Edited by Ellen Pearlstein
London, Archetype Publications Ltd. 2017
106 pages, 205 color illustrations
ISBN: 978-1-909492-39-4

Review by Melanie Korn

Ellen Pearlstein has produced a handbook on the conservation of feathers that clearly illustrates the current state of research on the subject with numerous practical examples. Pearlstein also discusses deficits in current conservation methodology, especially regarding documentation, and she offers suggestions for improvement. This comprehensive publication will be indispensable for conservators, museologists, ethnologists, archaeologists, and historians working with ethnologic or archaeological featherwork.

The introduction discusses the investigation, documentation, preventive conservation, and practical treatment of feathers (including cleaning, reshaping and realigning, mending, and loss compensation). In so doing, the author takes into account current discussions between conservators and curators on the display and conservation of feathers. The subject of repatriation and legal aspects influencing conservation, arising from the CITES endangered species protection agreement, are presented.

The publication offers numerous helpful tips for the investigation, documentation and conservation of feathers. The author shows, for example, that investigations using ultraviolet light (365 nm) can be of great assistance in identifying feathers, as only a few of the biopigments that are the cause of coloration fluoresce.

Pearlstein presents a template that, for the first time, allows an exact, unified description and documentation of feathers. Characteristic features, traditional working and modification techniques, and states of preservation can be systematically recorded. This detailed technical information provides insight into the cultural significance of featherwork. Thanks to these procedures, it will be possible to standardize future documentation.
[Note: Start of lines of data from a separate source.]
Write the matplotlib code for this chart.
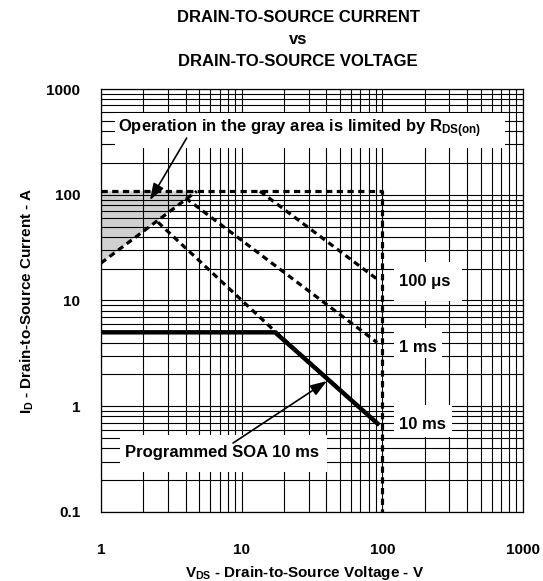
import matplotlib
matplotlib.use("Agg")
import matplotlib.pyplot as plt
from matplotlib.patches import Rectangle
from matplotlib.ticker import LogLocator, NullFormatter, FixedLocator

plt.rcParams['font.family'] = ['Liberation Sans', 'DejaVu Sans']
plt.rcParams['font.weight'] = 'bold'
plt.rcParams['mathtext.fontset'] = 'custom'
plt.rcParams['mathtext.rm'] = 'Liberation Sans:bold'
plt.rcParams['mathtext.it'] = 'Liberation Sans:bold'
plt.rcParams['mathtext.bf'] = 'Liberation Sans:bold'
plt.rcParams['lines.scale_dashes'] = False

# --- data (V, A) ---
dc_v = [1, 100, 100]
dc_i = [108, 108, 0.1]

rds_v = [1, 4.8]
rds_i = [22.6, 108]

gray_v = [1, 4.8, 1]
gray_i = [22.6, 108, 108]

t100us_v = [13.5, 95]
t100us_i = [108, 15.4]

t1ms_v = [4, 92]
t1ms_i = [93, 4.0]

t10ms_v = [2.54, 17.3, 95]
t10ms_i = [55, 5.1, 0.665]

soa_v = [1, 17.3, 95]
soa_i = [5, 5, 0.665]

xticks = [1, 10, 100, 1000]
xticklabels = ['1', '10', '100', '1000']
yticks = [0.1, 1, 10, 100, 1000]
yticklabels = ['0.1', '1', '10', '100', '1000']

fig = plt.figure(figsize=(5.43, 5.81), dpi=100)
ax = fig.add_axes([0.186, 0.1188, 0.777, 0.728])
ax.set_xscale('log')
ax.set_yscale('log')
ax.set_xlim(1, 1000)
ax.set_ylim(0.1, 1000)

ax.xaxis.set_major_locator(FixedLocator(xticks))
ax.yaxis.set_major_locator(FixedLocator(yticks))
ax.set_xticklabels(xticklabels)
ax.set_yticklabels(yticklabels)
ax.xaxis.set_minor_locator(LogLocator(base=10, subs=range(2, 10)))
ax.yaxis.set_minor_locator(LogLocator(base=10, subs=range(2, 10)))
ax.xaxis.set_minor_formatter(NullFormatter())
ax.yaxis.set_minor_formatter(NullFormatter())
ax.tick_params(which='both', length=0)
ax.tick_params(axis='x', pad=22, labelsize=11)
ax.tick_params(axis='y', pad=15, labelsize=11)

ax.set_axisbelow(True)
ax.grid(which='both', color='black', linewidth=0.8)
for s in ax.spines.values():
    s.set_linewidth(0.9)

# gray Rds(on) region
ax.fill(gray_v, gray_i, color='#d0d0d0', zorder=0.3, linewidth=0)

dash = (0, (4.5, 3.2))
ax.plot(dc_v, dc_i, color='black', lw=2.3, linestyle=dash, zorder=3)
ax.plot(rds_v, rds_i, color='black', lw=2.3, linestyle=dash, zorder=3)
ax.plot(t100us_v, t100us_i, color='black', lw=2.3, linestyle=dash, zorder=3)
ax.plot(t1ms_v, t1ms_i, color='black', lw=2.3, linestyle=dash, zorder=3)
ax.plot(t10ms_v, t10ms_i, color='black', lw=2.3, linestyle=dash, zorder=3)
ax.plot(soa_v, soa_i, color='black', lw=3.2, solid_capstyle='butt', zorder=4)

# white label boxes
def box(x0, y0, x1, y1):
    ax.add_patch(Rectangle((x0, y0), x1 - x0, y1 - y0, transform=ax.transAxes,
                           facecolor='white', edgecolor='none', zorder=1))

box(0.033, 0.861, 0.957, 0.943)
box(0.045, 0.095, 0.536, 0.182)
box(0.694, 0.499, 0.855, 0.591)
box(0.694, 0.364, 0.808, 0.435)
box(0.694, 0.177, 0.832, 0.253)

lbl = dict(transform=ax.transAxes, fontsize=12, fontweight='bold', va='center', ha='left', zorder=5)
ax.text(0.04, 0.907, r'Operation in the gray area is limited by $R_{DS(on)}$', **lbl)
ax.text(0.057, 0.140, 'Programmed SOA 10 ms', **lbl)
ax.text(0.706, 0.544, '100 μs', **lbl)
ax.text(0.706, 0.388, '1 ms', **lbl)
ax.text(0.706, 0.206, '10 ms', **lbl)

arrow = dict(arrowstyle='-|>,head_length=1.0,head_width=0.35', color='black', lw=1.2,
             shrinkA=0, shrinkB=0)
ax.annotate('', xy=(2.23, 89), xycoords='data', xytext=(0.203, 0.884),
            textcoords='axes fraction', arrowprops=arrow, zorder=6)
ax.annotate('', xy=(40.4, 1.73), xycoords='data', xytext=(0.313, 0.163),
            textcoords='axes fraction', arrowprops=arrow, zorder=6)

ax.set_xlabel(r'$V_{DS}$ - Drain-to-Source Voltage - V', fontsize=11, fontweight='bold')
ax.xaxis.set_label_coords(0.483, -0.122)
ax.set_ylabel(r'$I_D$ - Drain-to-Source Current - A', fontsize=11, fontweight='bold')
ax.yaxis.set_label_coords(-0.155, 0.5)

fig.text(0.549, 0.982, 'DRAIN-TO-SOURCE CURRENT\nvs\nDRAIN-TO-SOURCE VOLTAGE',
         ha='center', va='top', fontsize=12, fontweight='bold', linespacing=1.55)

fig.savefig('out.png', dpi=100)
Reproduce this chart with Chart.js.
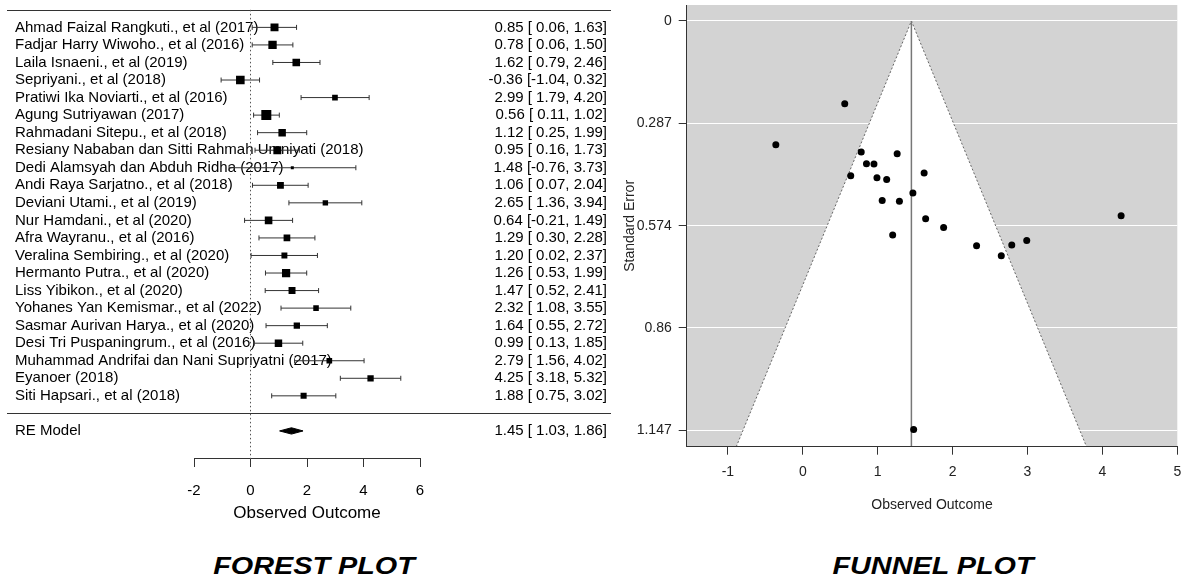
<!DOCTYPE html>
<html>
<head>
<meta charset="utf-8">
<script src="https://cdn.jsdelivr.net/npm/chart.js@4.4.1/dist/chart.umd.min.js"></script>
<style>
  body { margin: 0; background: #fff; width: 1182px; height: 581px; position: relative; overflow: hidden; }
  canvas { position: absolute; top: 0; }
  #forest { left: 0; }
  #funnel { left: 620px; }
  .caption {
    position: absolute; top: 566px;
    font: italic bold 24px "Liberation Sans", Arial, sans-serif;
    transform: translate(-50%, -50%) scaleX(1.2);
    white-space: nowrap; color: #000;
  }
</style>
</head>
<body>
<canvas id="forest" width="620" height="540"></canvas>
<canvas id="funnel" width="562" height="540"></canvas>
<div class="caption" style="left:314px">FOREST PLOT</div>
<div class="caption" style="left:933px">FUNNEL PLOT</div>
<script>
const studies = [
  'Ahmad Faizal Rangkuti., et al (2017)',
  'Fadjar Harry Wiwoho., et al (2016)',
  'Laila Isnaeni., et al (2019)',
  'Sepriyani., et al (2018)',
  'Pratiwi Ika Noviarti., et al (2016)',
  'Agung Sutriyawan (2017)',
  'Rahmadani Sitepu., et al (2018)',
  'Resiany Nababan dan Sitti Rahmah Umniyati (2018)',
  'Dedi Alamsyah dan Abduh Ridha (2017)',
  'Andi Raya Sarjatno., et al (2018)',
  'Deviani Utami., et al (2019)',
  'Nur Hamdani., et al (2020)',
  'Afra Wayranu., et al (2016)',
  'Veralina Sembiring., et al (2020)',
  'Hermanto Putra., et al (2020)',
  'Liss Yibikon., et al (2020)',
  'Yohanes Yan Kemismar., et al (2022)',
  'Sasmar Aurivan Harya., et al (2020)',
  'Desi Tri Puspaningrum., et al (2016)',
  'Muhammad Andrifai dan Nani Supriyatni (2017)',
  'Eyanoer (2018)',
  'Siti Hapsari., et al (2018)'
]
const estimates = [0.85, 0.78, 1.62, -0.36, 2.99, 0.56, 1.12, 0.95, 1.48, 1.06, 2.65, 0.64, 1.29, 1.20, 1.26, 1.47, 2.32, 1.64, 0.99, 2.79, 4.25, 1.88]
const ciLower = [0.06, 0.06, 0.79, -1.04, 1.79, 0.11, 0.25, 0.16, -0.76, 0.07, 1.36, -0.21, 0.30, 0.02, 0.53, 0.52, 1.08, 0.55, 0.13, 1.56, 3.18, 0.75]
const ciUpper = [1.63, 1.50, 2.46, 0.32, 4.20, 1.02, 1.99, 1.73, 3.73, 2.04, 3.94, 1.49, 2.28, 2.37, 1.99, 2.41, 3.55, 2.72, 1.85, 4.02, 5.32, 3.02]
const weights = [5.4, 5.7, 5.1, 5.9, 3.6, 7.0, 5.0, 5.4, 1.5, 4.5, 3.4, 5.1, 4.4, 3.8, 5.6, 4.6, 3.5, 4.1, 5.0, 3.6, 4.1, 3.9]
const stdErrors = [0.400, 0.367, 0.426, 0.347, 0.615, 0.232, 0.444, 0.401, 1.145, 0.503, 0.658, 0.434, 0.505, 0.600, 0.372, 0.482, 0.630, 0.554, 0.439, 0.628, 0.546, 0.579]

const reLabel = 'RE Model'
const reEst = 1.45
const reLower = 1.03
const reUpper = 1.86

const forestTicks = [-2, 0, 2, 4, 6]
const funnelXTicks = [-1, 0, 1, 2, 3, 4, 5]
const seTicks = [0, 0.287, 0.574, 0.86, 1.147]
const seTickLabels = ['0', '0.287', '0.574', '0.86', '1.147']
const seAxisMax = 1.193

Chart.defaults.font.family = '"Liberation Sans", Arial, sans-serif'
Chart.defaults.color = '#000'
Chart.defaults.animation = false

const k = studies.length
const rows = studies.map((s, i) => k - i)   // metafor style: first study on top

function fmt(v) {
    return (v < 0 ? '' : ' ') + v.toFixed(2)
}
function ciText(est, lo, hi) {
    return est.toFixed(2) + ' [' + fmt(lo) + ', ' + hi.toFixed(2) + ']'
}

// ---------- forest plot ----------
const forestText = {
    id: 'forestText',
    beforeDatasetsDraw(chart) {
        const {ctx, scales: {y}} = chart
        ctx.save()
        ctx.font = '15px "Liberation Sans", Arial, sans-serif'
        ctx.fillStyle = '#000'
        ctx.textBaseline = 'middle'
        studies.forEach((name, i) => {
            const py = y.getPixelForValue(rows[i])
            ctx.textAlign = 'left'
            ctx.fillText(name, 15, py)
            ctx.textAlign = 'right'
            ctx.fillText(ciText(estimates[i], ciLower[i], ciUpper[i]), 607, py)
        })
        const pre = y.getPixelForValue(-1)
        ctx.textAlign = 'left'
        ctx.fillText(reLabel, 15, pre)
        ctx.textAlign = 'right'
        ctx.fillText(ciText(reEst, reLower, reUpper), 607, pre)

        // top rule and separator
        ctx.strokeStyle = '#333'
        ctx.lineWidth = 1
        ;[k + 1, 0].forEach(r => {
            const py = Math.round(y.getPixelForValue(r)) + 0.5
            ctx.beginPath()
            ctx.moveTo(7, py)
            ctx.lineTo(611, py)
            ctx.stroke()
        })
        ctx.restore()
    }
}

const ciSets = studies.map((s, i) => ({
    data: [{x: ciLower[i], y: rows[i]}, {x: ciUpper[i], y: rows[i]}],
    borderColor: '#333',
    borderWidth: 1,
    pointRadius: 0,
    order: 3
}))

const capPoints = []
studies.forEach((s, i) => {
    capPoints.push({x: ciLower[i], y: rows[i]}, {x: ciUpper[i], y: rows[i]})
})

const wMin = Math.min(...weights), wMax = Math.max(...weights)
const boxRadius = weights.map(w => (3 + (w - wMin) / (wMax - wMin) * 7) / Math.SQRT2)

const forestYMin = -2.60
const forestYMax = 23.24

new Chart(document.getElementById('forest'), {
    type: 'line',
    data: {
        datasets: [
            {
                // squares
                data: studies.map((s, i) => ({x: estimates[i], y: rows[i]})),
                showLine: false,
                pointStyle: 'rect',
                pointRadius: boxRadius,
                pointBackgroundColor: '#000',
                pointBorderWidth: 0,
                order: 0
            },
            {
                // whisker caps
                data: capPoints,
                showLine: false,
                pointStyle: 'line',
                pointRotation: 90,
                pointRadius: 2.5,
                pointBorderColor: '#333',
                pointBorderWidth: 1,
                order: 1
            },
            {
                // RE model diamond
                data: [
                    {x: reLower, y: -1}, {x: reEst, y: -1 + 0.18},
                    {x: reUpper, y: -1}, {x: reEst, y: -1 - 0.18}, {x: reLower, y: -1}
                ],
                fill: 'shape',
                backgroundColor: '#000',
                borderColor: '#000',
                borderWidth: 1,
                pointRadius: 0,
                order: 2
            },
            {
                // reference line at 0
                data: [{x: 0, y: k + 1}, {x: 0, y: forestYMin}],
                borderColor: '#555',
                borderWidth: 1,
                borderDash: [1.5, 2.5],
                pointRadius: 0,
                order: 4
            },
            ...ciSets
        ]
    },
    options: {
        responsive: false,
        events: [],
        layout: {padding: {left: 194, right: 200, top: 2, bottom: 16}},
        plugins: {legend: {display: false}, tooltip: {enabled: false}},
        scales: {
            x: {
                type: 'linear',
                min: -2,
                max: 6,
                afterBuildTicks: scale => { scale.ticks = forestTicks.map(v => ({value: v})) },
                afterFit: scale => { scale.height = 65 },
                grid: {drawOnChartArea: false, tickLength: 8, color: '#333'},
                border: {color: '#333'},
                ticks: {font: {size: 15}, padding: 15, color: '#000'},
                title: {display: true, text: 'Observed Outcome', font: {size: 17}, padding: 0, color: '#000'}
            },
            y: {
                type: 'linear',
                display: false,
                min: forestYMin,
                max: forestYMax
            }
        }
    },
    plugins: [forestText]
})

// ---------- funnel plot ----------
const funnelBg = {
    id: 'funnelBg',
    beforeDraw(chart) {
        const {ctx, chartArea: a} = chart
        ctx.save()
        ctx.fillStyle = '#d3d3d3'
        ctx.fillRect(a.left, a.top, a.right - a.left, a.bottom - a.top)
        ctx.restore()
    }
}

new Chart(document.getElementById('funnel'), {
    type: 'line',
    data: {
        datasets: [
            {
                data: studies.map((s, i) => ({x: estimates[i], y: stdErrors[i]})),
                showLine: false,
                pointRadius: 3.5,
                pointBackgroundColor: '#000',
                pointBorderWidth: 0,
                order: 0
            },
            {
                data: [{x: reEst, y: 0}, {x: reEst, y: seAxisMax}],
                borderColor: '#777',
                borderWidth: 1.5,
                pointRadius: 0,
                order: 1
            },
            {
                // pseudo confidence region
                data: [
                    {x: reEst - 1.96 * seAxisMax, y: seAxisMax},
                    {x: reEst, y: 0},
                    {x: reEst + 1.96 * seAxisMax, y: seAxisMax}
                ],
                fill: 'shape',
                backgroundColor: '#fff',
                borderColor: '#666',
                borderWidth: 1,
                borderDash: [2, 2],
                pointRadius: 0,
                order: 2
            }
        ]
    },
    options: {
        responsive: false,
        events: [],
        layout: {padding: {left: 0, right: 4.7, top: 5, bottom: 26.1}},
        plugins: {legend: {display: false}, tooltip: {enabled: false}},
        scales: {
            x: {
                type: 'linear',
                min: -1.55,
                max: 5.0,
                afterBuildTicks: scale => { scale.ticks = funnelXTicks.map(v => ({value: v})) },
                afterFit: scale => {
                    scale.height = 67.2
                    scale.paddingLeft = 0
                    scale.paddingRight = 0
                },
                grid: {drawOnChartArea: false, tickLength: 8, color: '#333'},
                border: {color: '#333', z: 1},
                ticks: {font: {size: 14}, padding: 9.4, color: '#222'},
                title: {display: true, text: 'Observed Outcome', font: {size: 14}, padding: 0, color: '#222'}
            },
            y: {
                type: 'linear',
                reverse: true,
                min: -0.0448,
                max: seAxisMax,
                afterBuildTicks: scale => { scale.ticks = seTicks.map(v => ({value: v})) },
                afterFit: scale => {
                    scale.width = 66.7
                    scale.paddingTop = 0
                    scale.paddingBottom = 0
                },
                grid: {color: '#fff', lineWidth: 1, tickColor: '#333', tickLength: 8},
                border: {color: '#333', z: 1},
                ticks: {font: {size: 14}, padding: 7, color: '#222', callback: (v, i) => seTickLabels[i]},
                title: {display: true, text: 'Standard Error', font: {size: 14}, padding: {top: 1.6, bottom: 0}, color: '#222'}
            }
        }
    },
    plugins: [funnelBg]
})
</script>
</body>
</html>
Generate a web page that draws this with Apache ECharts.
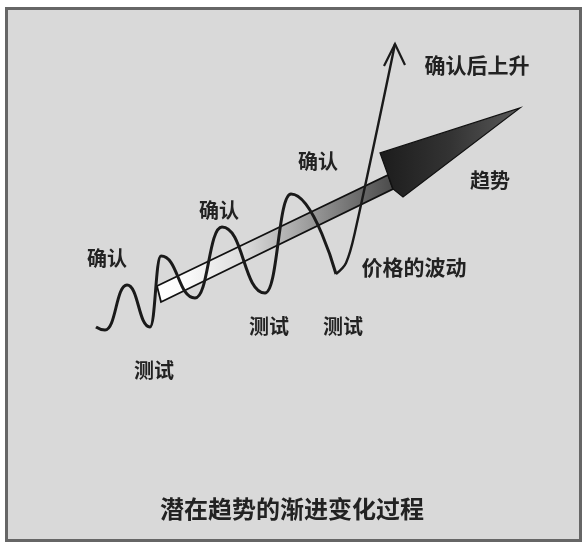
<!DOCTYPE html>
<html>
<head>
<meta charset="utf-8">
<script src="https://cdn.jsdelivr.net/npm/echarts@6.0.0/dist/echarts.min.js"></script>
<style>
  body { margin: 0; padding: 0; background: #fff; }
  #chart { width: 584px; height: 544px; }
</style>
</head>
<body>
<div id="chart"></div>
<script>
// 坐标直接按图片像素读取（y 向下）
// 价格的波动：只取波峰、波谷
const waveX = [96, 105, 127, 150, 161, 195, 222, 265, 291, 336];
const waveY = [327, 330, 285, 327, 256, 298, 227, 293, 194, 274];

// 确认后上升
const riseX = [336, 346, 355, 395];
const riseY = [274, 263, 232, 44];
const riseHeadX = [384, 395, 405];
const riseHeadY = [66, 44, 65];

// 趋势箭头：箭杆和箭头
const shaftX = [157, 388, 393, 161];
const shaftY = [286, 175, 189, 302];
const headX = [388, 380, 520, 403, 393];
const headY = [175, 153, 108, 197, 189];

// 文字
const labelNames = ['确认', '测试', '确认', '测试', '确认', '测试', '价格的波动', '确认后上升', '趋势'];
const labelX = [107, 154, 219, 269, 318, 343, 414, 477, 490];
const labelY = [258, 370, 210, 326, 161, 326, 267, 65, 180];

const titleText = '潜在趋势的渐进变化过程';

const FONT = '"Noto Sans CJK SC", "Noto Sans", sans-serif';

function zip(xs, ys) {
  return xs.map((x, i) => [x, ys[i]]);
}

function shapeSeries(xs, ys, type, style, z) {
  return {
    type: 'custom',
    coordinateSystem: 'cartesian2d',
    silent: true,
    z: z,
    data: [[xs[0], ys[0]]],
    renderItem: (params, api) => ({
      type: type,
      shape: { points: xs.map((x, i) => api.coord([x, ys[i]])) },
      style: style
    })
  };
}

const shaftFill = new echarts.graphic.LinearGradient(0, 0, 1, 0, [
  { offset: 0, color: '#ffffff' },
  { offset: 0.12, color: '#fbfbfb' },
  { offset: 0.37, color: '#dcdcdc' },
  { offset: 0.58, color: '#ababab' },
  { offset: 0.8, color: '#777777' },
  { offset: 1, color: '#4a4a4a' }
]);
const headFill = new echarts.graphic.LinearGradient(0, 0, 1, 0, [
  { offset: 0, color: '#1c1c1c' },
  { offset: 0.5, color: '#333333' },
  { offset: 1, color: '#5a5a5a' }
]);

const chart = echarts.init(document.getElementById('chart'));
chart.setOption({
  backgroundColor: '#ffffff',
  animation: false,
  title: {
    text: titleText,
    left: 'center',
    top: 492,
    textStyle: { fontSize: 24, fontWeight: 'bold', fontFamily: FONT, color: '#222' }
  },
  graphic: [{
    type: 'rect',
    z: -10,
    silent: true,
    shape: { x: 6.5, y: 8.5, width: 574, height: 532 },
    style: { fill: '#d9d9d9', stroke: '#666', lineWidth: 3 }
  }],
  grid: { left: 0, right: 0, top: 0, bottom: 0 },
  xAxis: { type: 'value', min: 0, max: 584, show: false },
  yAxis: { type: 'value', min: 0, max: 544, inverse: true, show: false },
  series: [
    shapeSeries(shaftX, shaftY, 'polygon', { fill: shaftFill, stroke: '#111', lineWidth: 1.8 }, 2),
    shapeSeries(headX, headY, 'polygon', { fill: headFill, stroke: '#111', lineWidth: 1.2 }, 2),
    {
      type: 'line',
      data: zip(waveX, waveY),
      smooth: 0.5,
      smoothMonotone: 'x',
      showSymbol: false,
      silent: true,
      z: 5,
      lineStyle: { color: '#1a1a1a', width: 3 }
    },
    {
      type: 'line',
      data: zip(riseX, riseY),
      smooth: 0.35,
      showSymbol: false,
      silent: true,
      z: 5,
      lineStyle: { color: '#1a1a1a', width: 2.4 }
    },
    shapeSeries(riseHeadX, riseHeadY, 'polyline', { fill: null, stroke: '#1a1a1a', lineWidth: 2.2 }, 5),
    {
      type: 'custom',
      coordinateSystem: 'cartesian2d',
      silent: true,
      z: 6,
      data: zip(labelX, labelY),
      renderItem: (params, api) => {
        const p = api.coord([api.value(0), api.value(1)]);
        const name = labelNames[params.dataIndex];
        return {
          type: 'text',
          x: p[0],
          y: p[1],
          style: {
            text: name,
            fill: '#222',
            fontSize: name.length > 2 ? 21 : 20,
            fontWeight: 'bold',
            fontFamily: FONT,
            align: 'center',
            verticalAlign: 'middle'
          }
        };
      }
    }
  ]
});
</script>
</body>
</html>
As a result, significant similarities and differences in materials and working techniques will be easier to recognize and compare.

The second part of the publication presents six case studies on the investigation and conservation of feather objects. These case studies were done by students from the UCLA/Getty Master’s Program in the Conservation of Archaeological and Ethnographic Materials, who documented and treated artifacts from the Fowler Museum collection using the new guidelines. 

Pearlstein's publication is an essential reference for anyone working with feather objects from ethnographic or archaeological collections. Her volume will undoubtedly have a lasting interdisciplinary influence on the handling, exhibition, and conservation of feather objects. This work deserves broad readership, as the complex nature of featherwork is often underestimated. I am hopeful that this precise, standardized documentation of feather objects will improve future attitudes toward their importance, so that feathers can be better conserved.